Updated: Jul 17, 2020
Want to raise money for your startup?
You'll need to make a great investor deck. I recommend using a Milestones Slide at the end of your startup pitch deck. Your Milestones Slide will do five important things:
Frame the conversation with investors
Remind you to ask for the money (people forget this part)
Give targets and runway
I put the Milestones Slide as the very last slide in any pitch deck. Just leave it up on the screen when you're done presenting and it will support exactly the conversation with you want to have with potential investors.
Here's a video walkthrough of the milestones slide:
Constructing the Milestones Slide
Here's a walkthrough of how to create your own Milestones Slide. The important thing is to show what you’ve already accomplished plus what you’re working on next. I find that two columns is easiest for people to understand.
Here's my secret formula:
Column One: Milestones You’ve Already Accomplished
For the first column, pick the most important items that you’ve already achieved. These typically include product, traction, and fundraising. You want to show investors that you’re a natural born hustler and that you’re already making the magic happen. Now they feel more comfortable giving you their money.
They also start to feel a bit of FOMO (fear of missing out) because you're doing so well without them. FOMO is what convinces investors to actually write checks.
Here are some examples of accomplishments you might list:
Completed mock-up and pricing validation with 50 potential customers
Released minimum viable product (MVP) to first 1,000 users
Traction & Revenue:
10,000 registered users with 3,000 weekly actives
$10,000 monthly recurring revenue (MRR)
Signed first two enterprise customers
Founders invested $125k
Raised $50k from friends and family
Completed Y Combinator accelerator and received $125k
You should include anything that shows how awesome you are, but try to keep the list to five items or less so that people can understand it at a glance.
I prefer using checkmarks to indicate which items you've already completed.
Column Two: Money and Roadmap
For the second column, start with your “ask.” This is usually how much money you’re raising; whether it’s equity, convertible note, or SAFE; and how much you already have committed from investors. Your ask could be something different depending on who you’re presenting to, like a strategic partnership, etc.
This is another chance to create some FOMO, especially if you already have some investors on board for part of your round.
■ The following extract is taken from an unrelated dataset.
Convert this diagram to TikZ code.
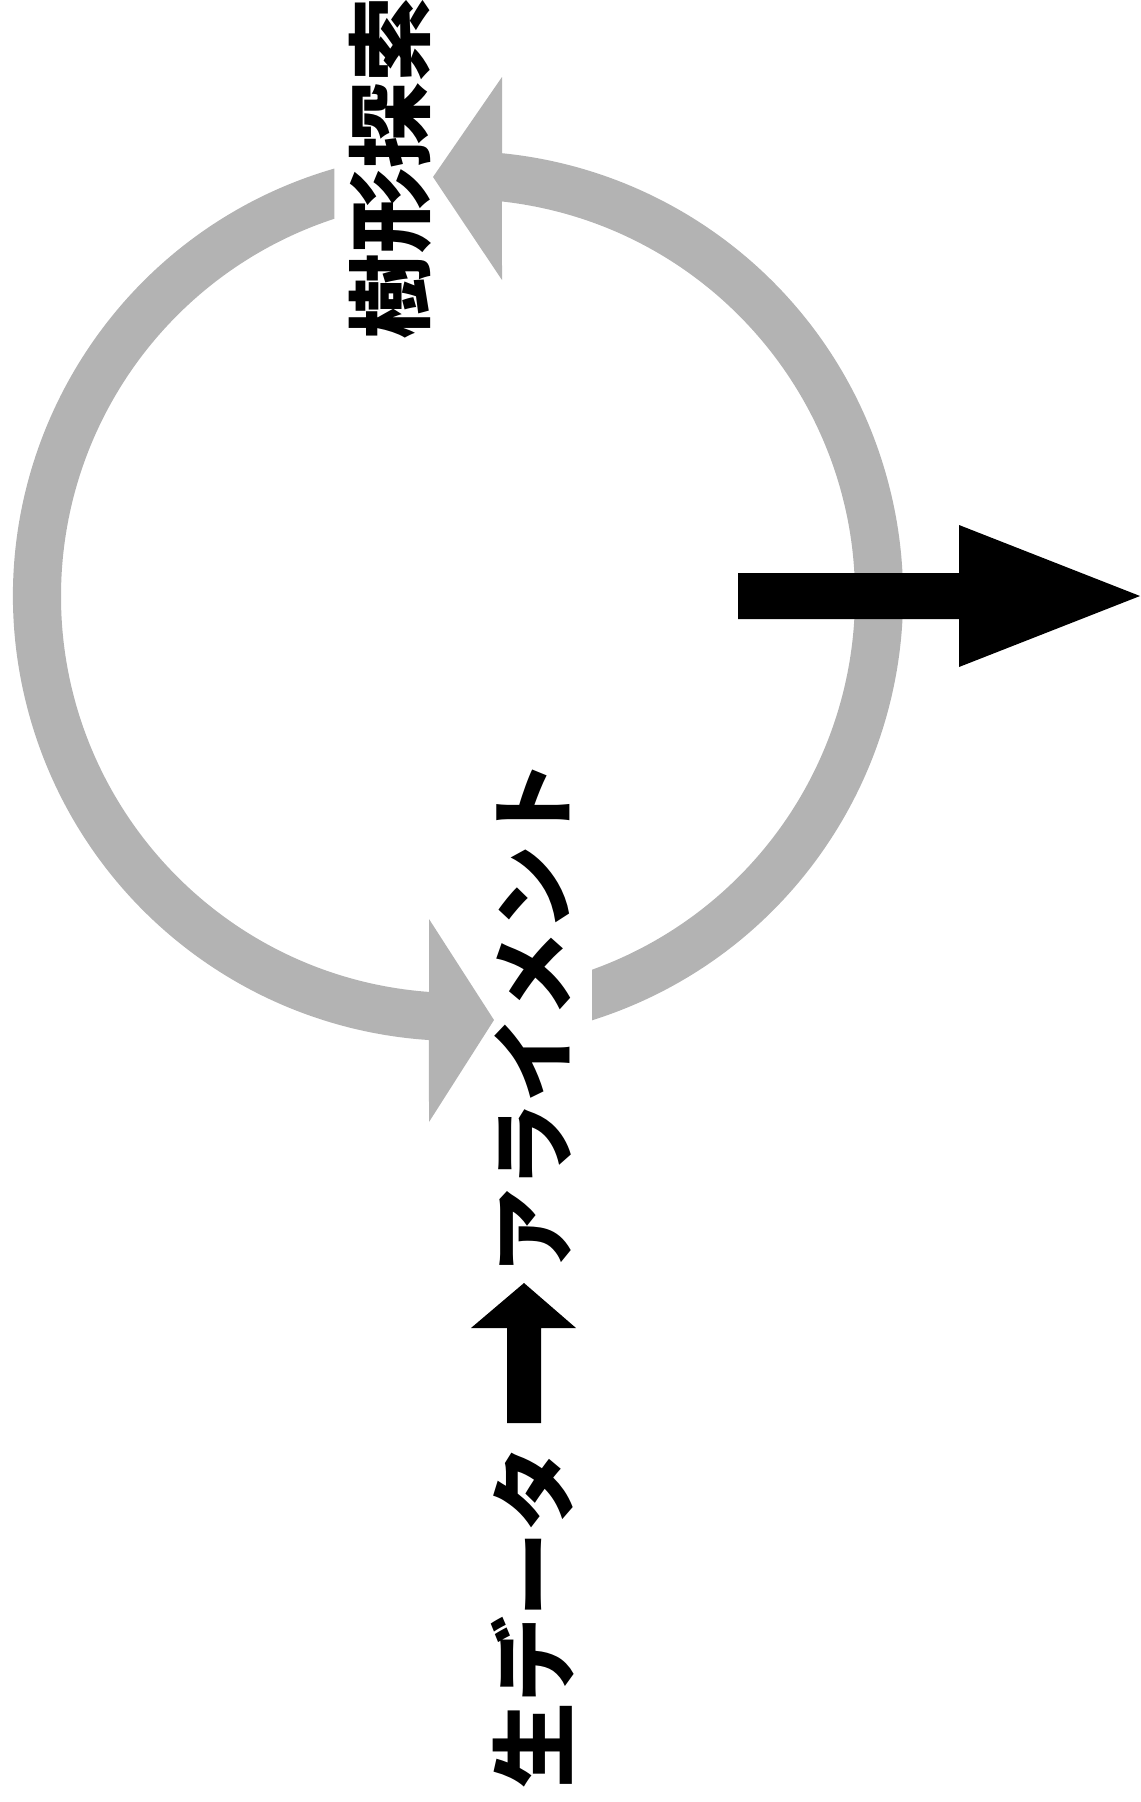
\documentclass[tikz,border=0pt]{standalone}
\usepackage{fontspec}
\newfontfamily\jpfont{Noto Sans CJK JP}
\usetikzlibrary{calc}
\definecolor{cyclegray}{HTML}{B3B3B3}
\tikzset{
  cyclearc/.style={fill=cyclegray, draw=none},
  blockarrow/.style={fill=black, draw=none},
  steplabel/.style={
    font=\jpfont\bfseries\fontsize{61}{61}\selectfont,
    rotate=90, inner sep=0pt
  },
}

\begin{document}
\begin{tikzpicture}[x=0.025cm, y=-0.025cm]
  \useasboundingbox (0,0) rectangle (1141,1802);
  \coordinate (c) at (458,596);

  % Right half of the cycle, head pointing left at the top
  \fill[cyclearc] ($(c)+(72.47:445)$)
    arc[start angle=72.47, end angle=-84.32, radius=445]
    -- (502,77) -- (433,177) -- (502,280) -- ($(c)+(-83.64:397)$)
    arc[start angle=-83.64, end angle=70.27, radius=397] -- cycle;

  % Left half of the cycle, head pointing right at the bottom
  \fill[cyclearc] ($(c)+(253.86:445)$)
    arc[start angle=253.86, end angle=93.74, radius=445]
    -- (429,1122) -- (494,1020) -- (429,919) -- ($(c)+(94.19:397)$)
    arc[start angle=94.19, end angle=251.84, radius=397] -- cycle;

  % Output arrow
  \fill[blockarrow] (738,573) -- (959,573) -- (959,525) -- (1140,596)
    -- (959,667) -- (959,619) -- (738,619) -- cycle;

  % Labels
  \node[steplabel] (search) at (390,168) {樹形探索};
  \node[steplabel] (align) at (533,1017) {アライメント};
  \node[steplabel] (rawdata) at (533,1617) {生データ};

  % Raw data to alignment
  \fill[blockarrow] (507,1423) -- (507,1328) -- (471,1328) -- (524,1283)
    -- (576,1328) -- (541,1328) -- (541,1423) -- cycle;
\end{tikzpicture}
\end{document}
“Raising $250k as equity with $150k committed" sounds much better than just "Raising $250k as equity." It makes investors feel like they need to hurry to avoid missing out. Look for every chance you can to create FOMO.
One of the most common mistakes I see in startup pitch decks is forgetting the “ask.” We're at the end of your presentation and I still don’t know what you want—because you haven't asked. Always force yourself to remember to ask by putting it in writing on the last slide. Your audience will thank you.
Investors love it when you tell them how long it will take you to accomplish the items in your To Do list. The cash you're raising gives you a certain number of months of runway. For example, you might be raising $500k for 9 months of runway.
Planning is a crucial skill for you to develop when running your company—and many people find it easier to get things done when there's a big deadline looming. Check out my Rocket Pro Forma financial projection template for startups if you need to create a solid financial plan that includes your runway.
Next list the main items that you’ll accomplish with the money you’re raising. This is your promise to investors: “If you give us this money then we will hit these milestones.” So make sure you can do it.
I try to avoid listing the $ or % that you'll spend on product, salaries, and marketing here. Everyone knows you'll spend the money on product, salaries, and sales.
Instead I recommend focusing on key KPIs (key performance indicators) that play off of the accomplishments you listed in the first column.
For example, if you listed these two accomplishments in the first column:
2k weekly active users
$3k monthly recurring revenue (MRR)
Then I might list the following KPIs in the second column:
10k weekly active users
Now you're saying that you're going to use this $500k to increase both KPIs by five times within 9 months. Investors can see what they're buying with their money and make an informed decision.